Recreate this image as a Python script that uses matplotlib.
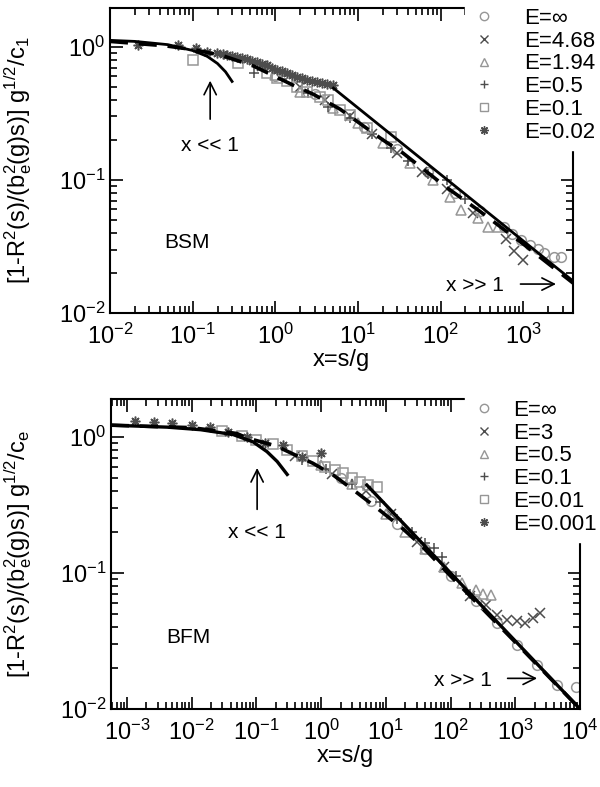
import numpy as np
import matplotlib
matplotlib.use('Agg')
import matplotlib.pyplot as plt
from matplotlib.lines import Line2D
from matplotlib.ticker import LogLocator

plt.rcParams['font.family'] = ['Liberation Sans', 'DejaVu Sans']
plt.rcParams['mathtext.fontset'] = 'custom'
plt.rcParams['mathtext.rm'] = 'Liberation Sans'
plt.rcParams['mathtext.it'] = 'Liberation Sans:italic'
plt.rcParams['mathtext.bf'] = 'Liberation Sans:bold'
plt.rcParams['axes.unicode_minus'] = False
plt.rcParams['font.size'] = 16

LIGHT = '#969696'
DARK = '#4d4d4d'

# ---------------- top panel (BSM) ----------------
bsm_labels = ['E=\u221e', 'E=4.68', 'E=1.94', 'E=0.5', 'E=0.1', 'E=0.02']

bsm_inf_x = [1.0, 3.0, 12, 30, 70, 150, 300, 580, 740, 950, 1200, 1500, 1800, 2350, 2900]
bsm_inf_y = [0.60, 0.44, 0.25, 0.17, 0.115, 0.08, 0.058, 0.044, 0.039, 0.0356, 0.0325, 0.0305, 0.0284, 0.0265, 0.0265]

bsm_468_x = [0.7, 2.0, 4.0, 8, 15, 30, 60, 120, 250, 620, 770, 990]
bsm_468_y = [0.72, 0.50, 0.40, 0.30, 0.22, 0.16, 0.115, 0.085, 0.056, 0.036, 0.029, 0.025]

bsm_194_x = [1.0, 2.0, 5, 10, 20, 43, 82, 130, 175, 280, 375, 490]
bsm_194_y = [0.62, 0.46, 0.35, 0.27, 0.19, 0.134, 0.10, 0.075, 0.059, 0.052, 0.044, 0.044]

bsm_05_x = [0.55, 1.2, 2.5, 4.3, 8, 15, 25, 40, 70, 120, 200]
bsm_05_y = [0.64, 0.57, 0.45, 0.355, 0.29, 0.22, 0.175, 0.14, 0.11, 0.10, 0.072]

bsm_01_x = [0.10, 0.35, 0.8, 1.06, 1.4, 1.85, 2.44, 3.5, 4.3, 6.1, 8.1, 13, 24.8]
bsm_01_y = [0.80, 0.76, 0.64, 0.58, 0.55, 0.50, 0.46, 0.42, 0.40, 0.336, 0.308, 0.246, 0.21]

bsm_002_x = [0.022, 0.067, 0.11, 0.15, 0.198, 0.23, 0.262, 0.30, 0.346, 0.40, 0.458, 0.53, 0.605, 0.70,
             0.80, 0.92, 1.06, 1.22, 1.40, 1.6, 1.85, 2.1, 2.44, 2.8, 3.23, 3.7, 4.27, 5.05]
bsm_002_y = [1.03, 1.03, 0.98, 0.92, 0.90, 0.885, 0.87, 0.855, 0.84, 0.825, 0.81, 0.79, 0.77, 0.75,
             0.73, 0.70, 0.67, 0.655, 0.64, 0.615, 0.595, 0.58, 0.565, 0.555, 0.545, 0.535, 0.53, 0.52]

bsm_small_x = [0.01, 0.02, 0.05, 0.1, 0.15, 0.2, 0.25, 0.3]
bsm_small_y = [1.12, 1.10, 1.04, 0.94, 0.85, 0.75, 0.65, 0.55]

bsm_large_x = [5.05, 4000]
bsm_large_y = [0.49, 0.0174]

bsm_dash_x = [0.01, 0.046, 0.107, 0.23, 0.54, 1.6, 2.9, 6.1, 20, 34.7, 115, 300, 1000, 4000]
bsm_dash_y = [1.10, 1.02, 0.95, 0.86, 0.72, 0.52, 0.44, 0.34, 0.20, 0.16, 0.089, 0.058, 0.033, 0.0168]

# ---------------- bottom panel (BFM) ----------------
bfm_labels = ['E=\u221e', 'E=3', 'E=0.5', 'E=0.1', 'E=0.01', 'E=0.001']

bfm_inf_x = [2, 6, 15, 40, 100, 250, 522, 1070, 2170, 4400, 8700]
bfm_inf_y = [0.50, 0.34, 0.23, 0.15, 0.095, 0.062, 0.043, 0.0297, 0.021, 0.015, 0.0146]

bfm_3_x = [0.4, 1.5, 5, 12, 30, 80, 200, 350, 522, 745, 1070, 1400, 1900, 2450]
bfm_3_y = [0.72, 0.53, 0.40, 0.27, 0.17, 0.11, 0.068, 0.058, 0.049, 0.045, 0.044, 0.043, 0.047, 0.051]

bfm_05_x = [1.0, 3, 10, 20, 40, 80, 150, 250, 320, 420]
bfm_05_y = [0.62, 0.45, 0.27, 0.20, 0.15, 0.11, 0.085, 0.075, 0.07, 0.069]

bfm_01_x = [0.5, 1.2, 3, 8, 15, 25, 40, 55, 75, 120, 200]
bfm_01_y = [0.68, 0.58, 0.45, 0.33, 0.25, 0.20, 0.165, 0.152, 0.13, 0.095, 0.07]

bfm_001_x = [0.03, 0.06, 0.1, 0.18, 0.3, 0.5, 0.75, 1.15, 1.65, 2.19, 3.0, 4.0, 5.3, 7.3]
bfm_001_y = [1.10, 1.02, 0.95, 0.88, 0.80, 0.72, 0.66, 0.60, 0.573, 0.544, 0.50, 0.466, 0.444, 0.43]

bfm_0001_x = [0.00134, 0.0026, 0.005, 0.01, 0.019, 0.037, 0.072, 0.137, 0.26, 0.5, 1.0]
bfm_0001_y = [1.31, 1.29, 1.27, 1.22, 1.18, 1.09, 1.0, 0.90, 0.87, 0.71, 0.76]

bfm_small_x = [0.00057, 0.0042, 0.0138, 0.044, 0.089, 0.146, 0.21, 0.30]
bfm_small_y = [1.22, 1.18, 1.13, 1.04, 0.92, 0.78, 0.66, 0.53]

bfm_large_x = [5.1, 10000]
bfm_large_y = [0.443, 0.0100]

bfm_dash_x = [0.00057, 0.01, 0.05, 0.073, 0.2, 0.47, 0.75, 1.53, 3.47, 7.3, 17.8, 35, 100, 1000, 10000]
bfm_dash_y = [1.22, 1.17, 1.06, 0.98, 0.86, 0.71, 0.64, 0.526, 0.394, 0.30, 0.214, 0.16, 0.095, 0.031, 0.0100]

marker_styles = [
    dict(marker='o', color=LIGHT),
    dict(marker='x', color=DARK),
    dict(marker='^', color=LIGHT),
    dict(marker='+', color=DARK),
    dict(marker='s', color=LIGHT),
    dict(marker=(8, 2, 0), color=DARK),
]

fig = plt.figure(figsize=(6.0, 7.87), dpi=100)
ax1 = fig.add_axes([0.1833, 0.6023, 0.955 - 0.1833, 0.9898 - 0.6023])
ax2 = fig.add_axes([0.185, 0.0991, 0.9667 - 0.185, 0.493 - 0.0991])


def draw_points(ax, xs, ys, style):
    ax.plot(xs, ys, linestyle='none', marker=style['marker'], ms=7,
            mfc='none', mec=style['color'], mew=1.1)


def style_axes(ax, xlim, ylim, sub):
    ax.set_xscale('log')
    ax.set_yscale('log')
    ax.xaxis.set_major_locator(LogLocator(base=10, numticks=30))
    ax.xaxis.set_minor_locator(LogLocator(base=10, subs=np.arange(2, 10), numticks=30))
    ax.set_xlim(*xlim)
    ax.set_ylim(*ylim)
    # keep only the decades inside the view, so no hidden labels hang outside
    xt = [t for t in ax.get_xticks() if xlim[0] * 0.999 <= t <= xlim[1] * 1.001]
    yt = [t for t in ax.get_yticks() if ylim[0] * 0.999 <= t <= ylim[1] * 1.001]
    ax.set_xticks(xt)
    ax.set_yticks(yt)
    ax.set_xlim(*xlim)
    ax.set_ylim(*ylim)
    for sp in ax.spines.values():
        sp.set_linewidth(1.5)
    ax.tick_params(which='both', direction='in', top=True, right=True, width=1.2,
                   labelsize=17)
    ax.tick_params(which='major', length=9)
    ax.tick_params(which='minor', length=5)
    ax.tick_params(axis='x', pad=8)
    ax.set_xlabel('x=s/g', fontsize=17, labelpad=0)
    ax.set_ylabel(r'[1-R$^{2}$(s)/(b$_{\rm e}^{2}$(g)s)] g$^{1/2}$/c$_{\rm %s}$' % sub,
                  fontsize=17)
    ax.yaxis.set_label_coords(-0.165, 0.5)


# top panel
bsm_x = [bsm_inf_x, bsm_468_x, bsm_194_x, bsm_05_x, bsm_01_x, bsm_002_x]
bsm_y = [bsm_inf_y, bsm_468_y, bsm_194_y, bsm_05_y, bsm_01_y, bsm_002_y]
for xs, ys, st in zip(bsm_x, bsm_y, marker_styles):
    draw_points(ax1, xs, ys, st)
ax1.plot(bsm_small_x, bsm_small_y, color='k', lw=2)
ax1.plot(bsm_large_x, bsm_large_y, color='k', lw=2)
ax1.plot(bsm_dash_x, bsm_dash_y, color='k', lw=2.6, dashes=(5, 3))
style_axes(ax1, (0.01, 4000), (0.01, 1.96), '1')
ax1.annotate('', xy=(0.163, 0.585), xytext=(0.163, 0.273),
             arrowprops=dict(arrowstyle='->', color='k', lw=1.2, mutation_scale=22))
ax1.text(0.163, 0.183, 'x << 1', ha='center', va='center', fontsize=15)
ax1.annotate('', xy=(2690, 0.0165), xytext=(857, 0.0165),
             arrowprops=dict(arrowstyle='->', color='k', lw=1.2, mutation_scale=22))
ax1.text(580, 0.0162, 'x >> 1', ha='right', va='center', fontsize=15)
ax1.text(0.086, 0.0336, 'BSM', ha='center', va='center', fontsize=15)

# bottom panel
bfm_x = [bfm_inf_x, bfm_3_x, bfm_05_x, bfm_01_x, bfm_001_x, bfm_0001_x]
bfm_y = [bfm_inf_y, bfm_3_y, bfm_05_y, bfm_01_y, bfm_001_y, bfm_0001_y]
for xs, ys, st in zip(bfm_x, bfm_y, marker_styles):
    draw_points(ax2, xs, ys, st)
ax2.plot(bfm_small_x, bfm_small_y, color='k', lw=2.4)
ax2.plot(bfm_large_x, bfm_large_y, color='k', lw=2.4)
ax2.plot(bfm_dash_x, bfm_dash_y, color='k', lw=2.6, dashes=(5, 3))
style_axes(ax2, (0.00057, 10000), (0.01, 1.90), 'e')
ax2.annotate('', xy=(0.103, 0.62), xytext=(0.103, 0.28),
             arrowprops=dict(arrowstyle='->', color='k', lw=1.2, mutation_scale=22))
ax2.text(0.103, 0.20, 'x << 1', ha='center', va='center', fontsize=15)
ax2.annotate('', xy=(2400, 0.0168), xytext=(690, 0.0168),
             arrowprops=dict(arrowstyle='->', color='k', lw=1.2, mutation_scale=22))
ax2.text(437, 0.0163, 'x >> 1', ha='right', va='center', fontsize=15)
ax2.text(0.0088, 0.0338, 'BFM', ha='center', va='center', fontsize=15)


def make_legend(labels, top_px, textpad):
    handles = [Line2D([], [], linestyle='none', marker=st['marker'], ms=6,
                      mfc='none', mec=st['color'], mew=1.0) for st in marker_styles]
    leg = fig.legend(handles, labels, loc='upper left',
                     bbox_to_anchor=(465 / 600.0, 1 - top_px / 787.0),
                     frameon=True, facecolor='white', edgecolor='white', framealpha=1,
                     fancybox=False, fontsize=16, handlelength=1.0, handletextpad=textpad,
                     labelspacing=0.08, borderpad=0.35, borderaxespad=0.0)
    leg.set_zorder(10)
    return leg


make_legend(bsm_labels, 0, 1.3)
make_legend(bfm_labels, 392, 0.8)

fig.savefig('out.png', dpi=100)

▬▬▬▬▬▬▬▬▬▬

Omit the pictures, then repeat exactly each line from the beginning of the listing through the line with "from matplotlib.ticker import LogLocator".

- _Task response_:
Recreate this image as a Python script that uses matplotlib.
import numpy as np
import matplotlib
matplotlib.use('Agg')
import matplotlib.pyplot as plt
from matplotlib.lines import Line2D
from matplotlib.ticker import LogLocator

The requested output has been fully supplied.